In deze zaak, die diende voor de Rechtbank Rotterdam, heeft de kantonrechter op 12 februari 2021 een tussenvonnis gewezen in een geschil tussen [eiseres] en [gedaagde] over de levering van elf wasautomaten. [Eiseres] vordert betaling van € 5.636,94, vermeerderd met contractuele rente, omdat [gedaagde] de factuur van 20 december 2018 niet heeft voldaan. [Gedaagde] betwist de ontvangst van de wasautomaten en stelt dat er altijd vooruit betaald wordt voordat goederen worden afgeleverd.
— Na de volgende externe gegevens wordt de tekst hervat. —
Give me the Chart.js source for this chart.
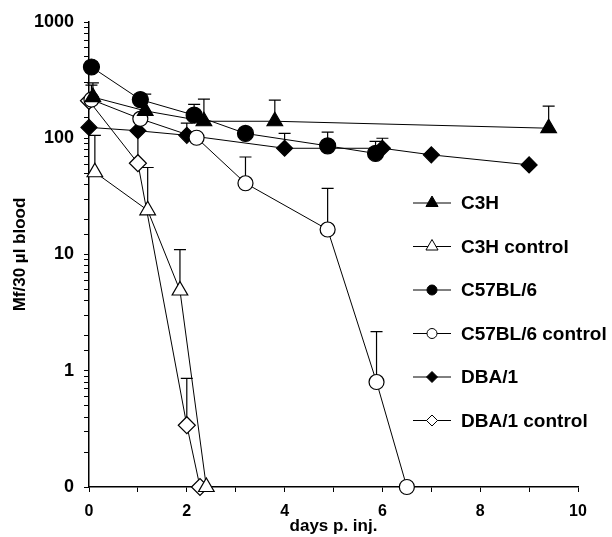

De kantonrechter heeft vastgesteld dat [eiseres] haar stellingen moet onderbouwen, gezien de gemotiveerde betwisting van [gedaagde]. De zaak is aangehouden voor bewijslevering, waarbij [eiseres] in de gelegenheid wordt gesteld om bewijs te leveren van de levering van de wasautomaten. De kantonrechter heeft richtlijnen gegeven voor het aanbrengen van getuigen en het indienen van bewijsstukken. De verdere beslissing is aangehouden tot de bewijslevering.

Uitspraak

RECHTBANK ROTTERDAM

zaaknummer: 8749479 CV EXPL 20-31573
uitspraak: 12 februari 2021
vonnis van de kantonrechter, zitting houdende te Rotterdam,
in de zaak van:
[eiseres]
,
gevestigd te [plaats 1] ,
eiseres,
gemachtigde: [naam gemachtigde 1] ,
tegen
[gedaagde]
,
gevestigd te [plaats 2] ,
gedaagde,
vertegenwoordigd door: [naam gemachtigde 2] .
Partijen worden hierna aangeduid als ‘ [eiseres] ’ en ‘ [gedaagde] ’.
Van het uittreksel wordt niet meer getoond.